Just last week the case of a four-year-old girl raped by her neighbour in Haryana – a state that borders Delhi – was reported, along with the rapes of a five-year-old girl in the central Indian state of Madhya Pradesh, a six-year-old girl in the state of Uttar Pradesh, two rapes involving two twelve year olds, and a thirteen-year-old who was gang-raped in Delhi for nine days.
Between 2001 and2011 there have been 48,000 cases of child sexual abuse. Moreover, there has been a 336 per cent jump in cases between 2001 and now. The Indian media is now calling these numbers an epidemic.
There is a valid argument to be made about woefully inadequate public services fuelling the crisis. Inadequate forensic labs, dysfunctional police training colleges, corruption and a lack of sensitisation are key among factors that exacerbate an institutional apathy that victimises the victim. In this most recent case on the nation’s radar, police officers offered the child’s family 2,000 rupees (£20 approx) as a price for their silence.
Yet the most compelling deterrent to such crimes can only come from a change in familial mindsets. India prides itself as a child-friendly country where within families, members of the immediate and extended family are believed to view children as a prime source of their family’s joy. But statistics suggest that the home is where the Indian child and woman is most unsafe. “Ninety-seven per cent [of rapes] are committed within homes, three per cent by strangers,” Delhi’s police commissioner confirmed in an address earlier this week.

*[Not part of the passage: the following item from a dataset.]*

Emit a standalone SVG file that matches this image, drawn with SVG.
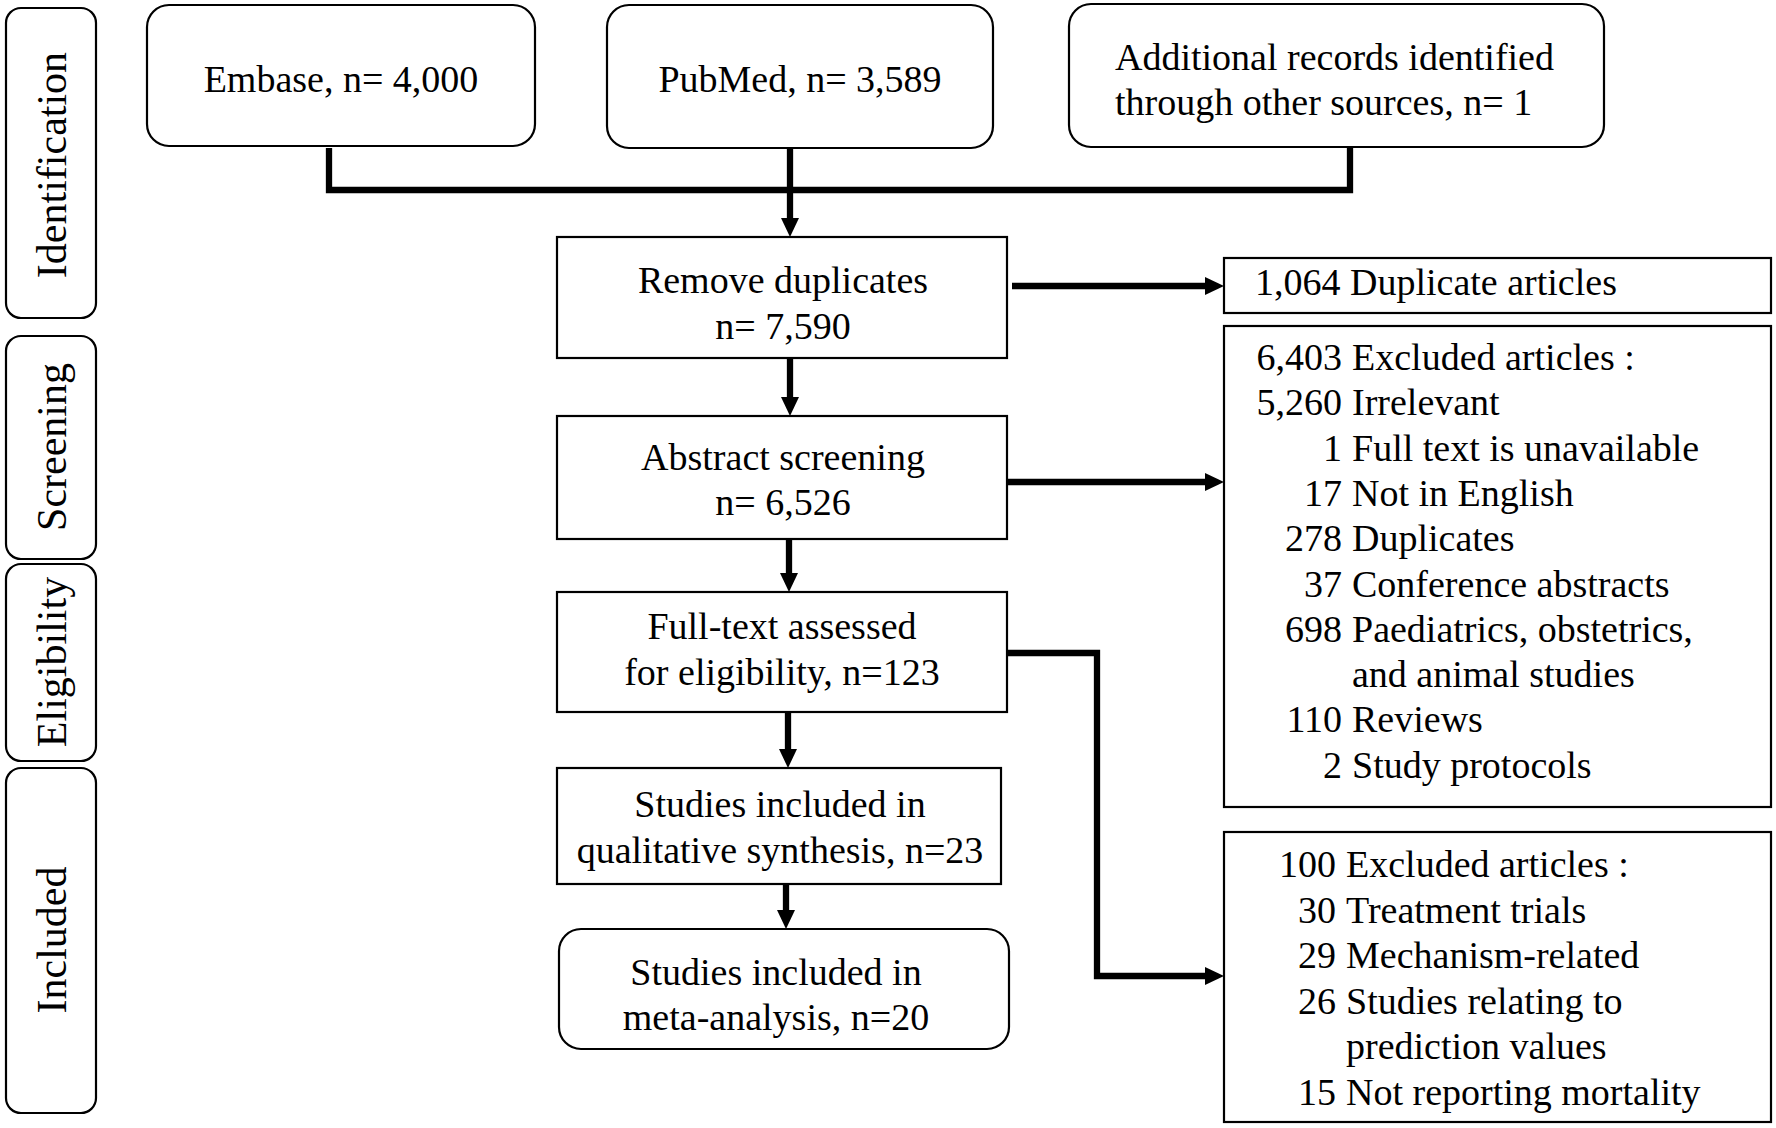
<svg xmlns="http://www.w3.org/2000/svg" width="1776" height="1128" viewBox="0 0 1776 1128">
<style>
  text { font-family: "Liberation Serif", "Times New Roman", serif; fill: #000; }
  .t { font-size: 38px; }
  .c { text-anchor: middle; }
  .e { text-anchor: end; }
  .side { font-size: 42px; text-anchor: middle; }
  .box { fill: #fff; stroke: #000; stroke-width: 2.2; }
  .conn { fill: none; stroke: #000; stroke-width: 6.3; stroke-linejoin: miter; stroke-linecap: butt; }
</style>
<defs>
  <marker id="arr" markerUnits="userSpaceOnUse" markerWidth="19" markerHeight="18" refX="0" refY="9" orient="auto">
    <path d="M0,0 L19,9 L0,18 Z" fill="#000"/>
  </marker>
</defs>
<rect width="1776" height="1128" fill="#fff"/>

<g id="phase-identification">
  <rect class="box" x="6" y="8" width="90" height="310" rx="15"/>
  <text class="side" transform="translate(51,165) rotate(-90)" dy="0.35em">Identification</text>
</g>
<g id="phase-screening">
  <rect class="box" x="6" y="336" width="90" height="223" rx="15"/>
  <text class="side" transform="translate(51,447) rotate(-90)" dy="0.35em">Screening</text>
</g>
<g id="phase-eligibility">
  <rect class="box" x="6" y="564" width="90" height="197" rx="15"/>
  <text class="side" transform="translate(51,662) rotate(-90)" dy="0.35em">Eligibility</text>
</g>
<g id="phase-included">
  <rect class="box" x="6" y="768" width="90" height="345" rx="15"/>
  <text class="side" transform="translate(51,940) rotate(-90)" dy="0.35em">Included</text>
</g>

<g id="connectors">
  <path class="conn" d="M329,148 V190 H1350 V148"/>
  <path class="conn" d="M790,148 V218" marker-end="url(#arr)"/>
  <path class="conn" d="M1012,286 H1205" marker-end="url(#arr)"/>
  <path class="conn" d="M790,358 V397" marker-end="url(#arr)"/>
  <path class="conn" d="M1007,482 H1205" marker-end="url(#arr)"/>
  <path class="conn" d="M789,539 V573" marker-end="url(#arr)"/>
  <path class="conn" d="M1007,653 H1097 V976 H1205" marker-end="url(#arr)"/>
  <path class="conn" d="M788,712 V749" marker-end="url(#arr)"/>
  <path class="conn" d="M786,884 V910" marker-end="url(#arr)"/>
</g>

<g id="embase">
  <rect class="box" x="147" y="5" width="388" height="141" rx="22"/>
  <text class="t c" x="341" y="92">Embase, n= 4,000</text>
</g>
<g id="pubmed">
  <rect class="box" x="607" y="5" width="386" height="143" rx="22"/>
  <text class="t c" x="800" y="92">PubMed, n= 3,589</text>
</g>
<g id="additional">
  <rect class="box" x="1069" y="4" width="535" height="143" rx="22"/>
  <text class="t" x="1115" y="70">Additional records identified</text>
  <text class="t" x="1115" y="115">through other sources, n= 1</text>
</g>

<g id="remove-duplicates">
  <rect class="box" x="557" y="237" width="450" height="121"/>
  <text class="t c" x="783" y="293">Remove duplicates</text>
  <text class="t c" x="783" y="339">n= 7,590</text>
</g>
<g id="duplicate-articles">
  <rect class="box" x="1224" y="258" width="547" height="55"/>
  <text class="t" x="1255" y="295">1,064 Duplicate articles</text>
</g>

<g id="abstract-screening">
  <rect class="box" x="557" y="416" width="450" height="123"/>
  <text class="t c" x="783" y="470">Abstract screening</text>
  <text class="t c" x="783" y="515">n= 6,526</text>
</g>
<g id="excluded-screening">
  <rect class="box" x="1224" y="326" width="547" height="481"/>
  <text class="t e" x="1342" y="370">6,403</text><text class="t" x="1352" y="370">Excluded articles :</text>
  <text class="t e" x="1342" y="415.3">5,260</text><text class="t" x="1352" y="415.3">Irrelevant</text>
  <text class="t e" x="1342" y="460.6">1</text><text class="t" x="1352" y="460.6">Full text is unavailable</text>
  <text class="t e" x="1342" y="505.9">17</text><text class="t" x="1352" y="505.9">Not in English</text>
  <text class="t e" x="1342" y="551.2">278</text><text class="t" x="1352" y="551.2">Duplicates</text>
  <text class="t e" x="1342" y="596.5">37</text><text class="t" x="1352" y="596.5">Conference abstracts</text>
  <text class="t e" x="1342" y="641.8">698</text><text class="t" x="1352" y="641.8">Paediatrics, obstetrics,</text>
  <text class="t" x="1352" y="687.1">and animal studies</text>
  <text class="t e" x="1342" y="732.4">110</text><text class="t" x="1352" y="732.4">Reviews</text>
  <text class="t e" x="1342" y="777.7">2</text><text class="t" x="1352" y="777.7">Study protocols</text>
</g>

<g id="full-text">
  <rect class="box" x="557" y="592" width="450" height="120"/>
  <text class="t c" x="782" y="639">Full-text assessed</text>
  <text class="t c" x="782" y="685">for eligibility, n=123</text>
</g>
<g id="excluded-eligibility">
  <rect class="box" x="1224" y="832" width="547" height="290"/>
  <text class="t e" x="1336" y="877">100</text><text class="t" x="1346" y="877">Excluded articles :</text>
  <text class="t e" x="1336" y="922.5">30</text><text class="t" x="1346" y="922.5">Treatment trials</text>
  <text class="t e" x="1336" y="968">29</text><text class="t" x="1346" y="968">Mechanism-related</text>
  <text class="t e" x="1336" y="1013.5">26</text><text class="t" x="1346" y="1013.5">Studies relating to</text>
  <text class="t" x="1346" y="1059">prediction values</text>
  <text class="t e" x="1336" y="1104.5">15</text><text class="t" x="1346" y="1104.5">Not reporting mortality</text>
</g>

<g id="qualitative">
  <rect class="box" x="557" y="768" width="444" height="116"/>
  <text class="t c" x="780" y="817">Studies included in</text>
  <text class="t c" x="780" y="863">qualitative synthesis, n=23</text>
</g>
<g id="meta-analysis">
  <rect class="box" x="559" y="929" width="450" height="120" rx="22"/>
  <text class="t c" x="776" y="985">Studies included in</text>
  <text class="t c" x="776" y="1030">meta-analysis, n=20</text>
</g>
</svg>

Most cases of sexual abuse happening in domestic environments go unreported. But reported cases alone suggest that rape and child sexual abuse are mostly happening within the home and with a disturbingly increasing frequency. A harsh spotlight ought to be put on prevailing notions of the Indian family. The universal understanding in India that the family system is beyond reproach and family elders are perpetually pristine must be questioned.
In Indian society appearances are paramount and the keeping up of appearances by families is the epicentre of this societal veneer. “Covering up” for family members is an essential part of maintaining this veneer. Moreover, as a culture at large, and within families in particular, elders are considered to be beyond blame and censure. Youngsters are told that elders are the apotheosis of all that is best and beautiful. Accordingly, the young are expected to exhibit an unquestionable reverence to all elders and especially towards relatives.
In Indian culture, every blood relationship has an ascribed moniker such as chacha for father’s brother, mama for mother’s brother and so on. It is under the guise of these sobriquets that relatives commit heinous crimes within their families with impunity. More chillingly, when a child or woman makes abuse known, the social stigma is seen to lie with the victim, not with the perpetrator. A mentality that espouses that children know less, compared with elders who are always right sadly still holds sway. At best, this patronises the child, and at worst labels him or her a repository of shame and discredit. The child is simply put down for his/her audacious attempt to malign a much-respected relative. Hushing up cases of abuse then maintains the status quo of the pride and place of the extended family in the wider culture.
Unsettlingly, the mindset that emanates from traditional notions of the Indian family is seen to empower family members to commit sex crimes towards children, knowing they will be well protected. When tradition serves as a veil behind which atrocities can happen without censure, then tradition must be called up, put in the dock and sent to the gallows. A society that fails its children, has failed entirely. India cannot afford to remain in denial about child sexual abuse any longer. Corrective measures are essential. But shrill chants on the streets in themselves will not herald the urgent change needed. Change has to start with the mindset in every Indian home.